Cada figura em é um Brasil. Há muitos Brasis na obra que o realizador de “Vinil Verde”, “Eletrodoméstica” e “Recife Frio” pavimenta no longas-metragem a partir de “Ao Som Ao Redor” (Prêmio da Crítica no Festival de Roterdã de 2012). Algums desses Brasis são feios, sujos e malvados. Mas todos batem cabeça para um credo sociológico: mais fortes são os poderes do povo. De1964 a 1985, esse povo perdeu… e feio… sob o garrote das forças armadas. Por isso, o herói de “O Agente Secreto” faz da democracia seu lugar de afirmação, seu chão.

Em nome dela, no esforço de democratizar saberes, ele se expõe ao risco, faz renúncias, navega n’águas infestadas de predadores. Não por acado, fala-se de “Tubarão” (1975) de cabo a rabo. É o longa que deu vida ao conceito de arrasa-quarteirão.
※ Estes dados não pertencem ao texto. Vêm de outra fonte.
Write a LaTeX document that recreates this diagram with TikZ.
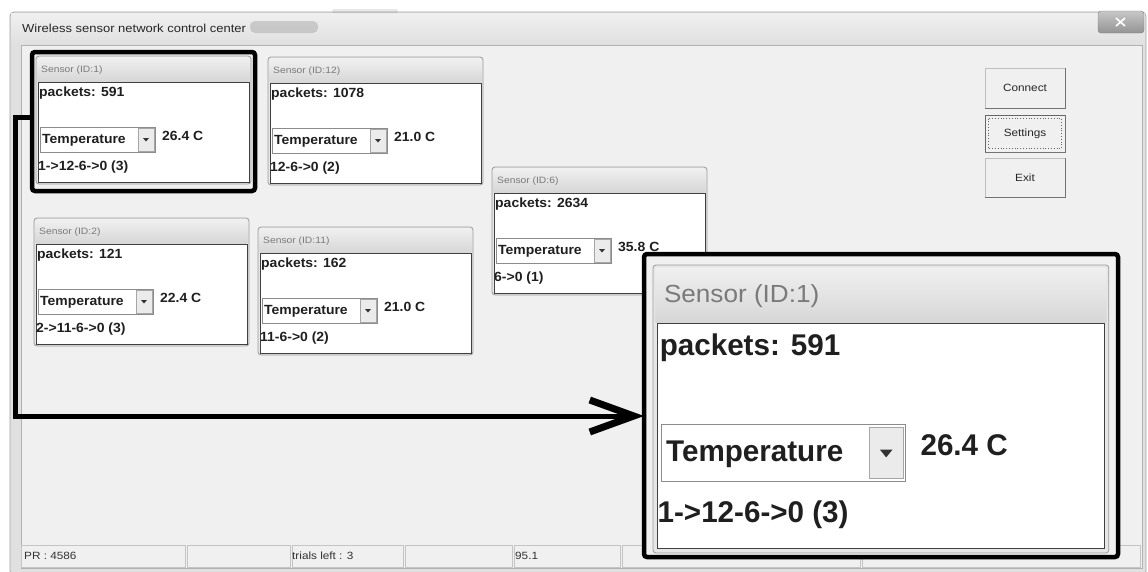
\documentclass[tikz,border=0pt]{standalone}
\usepackage{fontspec}
\setmainfont{Liberation Sans}
\newfontfamily\uibold[FakeStretch=1.05]{Liberation Sans Bold}
\newfontfamily\uilight[FakeStretch=1.12]{Liberation Sans}
\usetikzlibrary{arrows.meta}

\definecolor{winbg}{HTML}{F0F0F0}
\definecolor{winframe}{HTML}{A4A4A4}
\definecolor{titletop}{HTML}{F0F0F0}
\definecolor{titlebot}{HTML}{E0E0E0}
\definecolor{grpline}{HTML}{9C9C9C}
\definecolor{grpfill}{HTML}{E6E6E6}
\definecolor{grpshade}{HTML}{D6D6D6}
\definecolor{grptext}{HTML}{7A7A7A}
\definecolor{innerline}{HTML}{404040}
\definecolor{cellline}{HTML}{C4C4C4}

\tikzset{
  ttl/.style={inner sep=0pt, anchor=west, text=grptext, font=\uilight\fontsize{9.2}{10}\selectfont},
  paneltitle/.style={},
  val/.style={inner sep=0pt, anchor=west, text=black!88, font=\uibold\fontsize{13.3}{15}\selectfont},
  uitext/.style={inner sep=0pt, anchor=west, text=black!80, font=\uilight\fontsize{10.5}{12}\selectfont},
  combo/.style={draw=black!45, fill=white, line width=0.8pt},
  dropbtn/.style={draw=black!35, fill=black!8, line width=0.6pt},
  btn/.style={draw=black!25, fill=winbg, minimum width=80pt, inner sep=0pt,
    text=black!85, font=\uilight\fontsize{10.5}{12}\selectfont},
  btnedge/.style={draw=black!55, line width=1.2pt},
  cell/.style={draw=cellline, line width=0.8pt},
  hlbox/.style={draw=black, line width=4.5pt, rounded corners=3pt, inner sep=0pt, outer sep=0pt},
  flow/.style={draw=black, line width=5pt, line join=miter,
    -{Straight Barb[length=44pt, width=32pt, line width=7pt]}},
}

% One sensor group box, drawn in local pixel units from its top-left corner
\newcommand\sensorpanel[5]{%
  \draw[draw=grpline, fill=grpfill, rounded corners=3pt, line width=0.8pt] (0,0) rectangle (215,128);
  \shade[top color=titletop, bottom color=grpshade, rounded corners=2.5pt] (1,1) rectangle (214,26);
  \draw[draw=innerline, fill=white, line width=0.9pt] (2,26) rectangle (213,126);
  \draw[combo] (4,71) rectangle (119,96);
  \draw[dropbtn] (102,72) rectangle (118,95);
  \fill[black!80] (107,82) -- (113,82) -- (110,85.5) -- cycle;
  \node[ttl, paneltitle] (#1-title) at (5,14) {#2};
  \node[val] (#1-pk) at (3,37) {packets: #3};
  \node[val] (#1-sel) at (6,84) {Temperature};
  \node[val] (#1-tv) at (126,80) {#4};
  \node[val] (#1-rt) at (2,111) {#5};
}

\begin{document}
\begin{tikzpicture}[x=1pt, y=-1pt]
\useasboundingbox (0,0) rectangle (1148,571);
\fill[white] (0,0) rectangle (1148,571);

% window frame, title bar and client area
\draw[draw=winframe, fill=black!12, rounded corners=4pt, line width=0.8pt] (10,12) rectangle (1146,575);
\shade[top color=titletop, bottom color=titlebot] (11,13) rectangle (1145,44);
\fill[black!45, opacity=0.35, rounded corners=5pt] (250,21) rectangle (318,33);
\fill[black!45, opacity=0.2, rounded corners=2pt] (332,9) rectangle (398,13);
\node[uitext, font=\uilight\fontsize{11.6}{13}\selectfont, text=black!85] (wtitle) at (22,28) {Wireless sensor network control center};
\draw[draw=black!30, fill=winbg, line width=0.6pt] (21,45) rectangle (1142,568);

% close button
\shade[top color=black!22, bottom color=black!42, draw=black!50, rounded corners=3pt] (1098,11) rectangle (1144,33);
\draw[white, line width=1.6pt] (1116,18) -- (1125,26) (1125,18) -- (1116,26);

% status bar
\draw[cell] (21,545) rectangle (185,567);
\draw[cell] (187,545) rectangle (290,567);
\draw[cell] (292,545) rectangle (403,567);
\draw[cell] (405,545) rectangle (512,567);
\draw[cell] (514,545) rectangle (620,567);
\draw[cell] (622,545) rectangle (860,567);
\draw[cell] (862,545) rectangle (1140,567);
\node[uitext] (pr) at (24,556) {PR : 4586};
\node[uitext] (trials) at (292,556) {trials left : 3};
\node[uitext] (rate) at (515,556) {95.1};

% buttons
\node[btn, minimum height=40pt] (connect) at (1025,88) {Connect};
\draw[btnedge] (connect.north east) -- (connect.south east) -- (connect.south west);
\node[btn, draw=black!60, line width=1pt, minimum height=37pt] (settings) at (1025,133.5) {Settings};
\draw[btnedge] (settings.north east) -- (settings.south east) -- (settings.south west);
\draw[black!60, dotted, line width=0.8pt] ([shift={(4,4)}]settings.north west) rectangle ([shift={(-4,-4)}]settings.south east);
\node[btn, minimum height=39pt] (exit) at (1025,177.5) {Exit};
\draw[btnedge] (exit.north east) -- (exit.south east) -- (exit.south west);

% sensor group boxes
\begin{scope}[shift={(36,56)}]
  \sensorpanel{s1}{Sensor (ID:1)}{591}{26.4 C}{1->12-6->0 (3)}
\end{scope}
\begin{scope}[shift={(268,57)}]
  \sensorpanel{s12}{Sensor (ID:12)}{1078}{21.0 C}{12-6->0 (2)}
\end{scope}
\begin{scope}[shift={(34,218)}]
  \sensorpanel{s2}{Sensor (ID:2)}{121}{22.4 C}{2->11-6->0 (3)}
\end{scope}
\begin{scope}[shift={(258,227)}]
  \sensorpanel{s11}{Sensor (ID:11)}{162}{21.0 C}{11-6->0 (2)}
\end{scope}
\begin{scope}[shift={(492,167)}]
  \sensorpanel{s6}{Sensor (ID:6)}{2634}{35.8 C}{6->0 (1)}
\end{scope}

% enlarged copy of sensor 1
\node[hlbox, fill=winbg, minimum width=474pt, minimum height=303pt] (hl2) at (881,405.5) {};
\begin{scope}[shift={(653,265)}, xscale=2.12, yscale=2.25, transform shape,
    paneltitle/.style={font=\uilight\fontsize{11}{12}\selectfont}]
  \sensorpanel{big}{Sensor (ID:1)}{591}{26.4 C}{1->12-6->0 (3)}
\end{scope}

% highlight around sensor 1 and the arrow to its enlargement
\node[hlbox, minimum width=223pt, minimum height=139pt] (hl1) at (143.5,121.5) {};
\draw[flow] ([yshift=4.5pt]hl1.west) -- ++(-17,0) |- ([yshift=-10.5pt]hl2.west);
\end{tikzpicture}
\end{document}
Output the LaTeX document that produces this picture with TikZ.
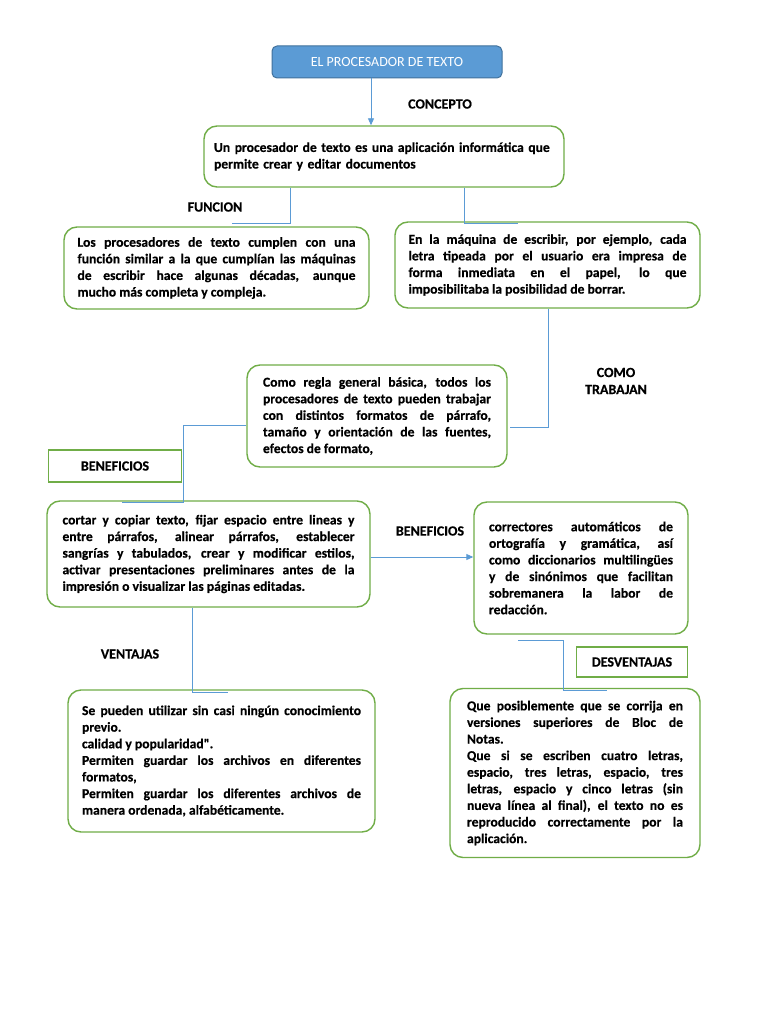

É um Spielberg jovem, que se põe à prova, que ousa – como Kleber faz.

Apesar das mandíbulas abertas que o perseguem, o personagem de Wagner não capitula jamais. Ele avança… e mantém um riso tenso… que dá a medida dos tempos de loucura em que vive. Como dizia Rafael Sabatini (1875-1950), autor de “Scaramouche”: 

“Nos tempos em que o mundo se mostra louco, herói é aquele que mantém o senso de humor”. Que ironia boa Kleber nos oferece. Seu espetáculo febril se pavimenta sob uma montagem taquicárdica, de Eduardo Serrano e Matheus Farias, galvanizada pelo calor da temperatura de cores da direção de fotografia de Evgenia Alexandrova, que jamais se tropicaliza em excesso – e nunca se exotiza. A lei do cão do mundo que seu roteiro flagra já é exótica ao extremo. Late e morde.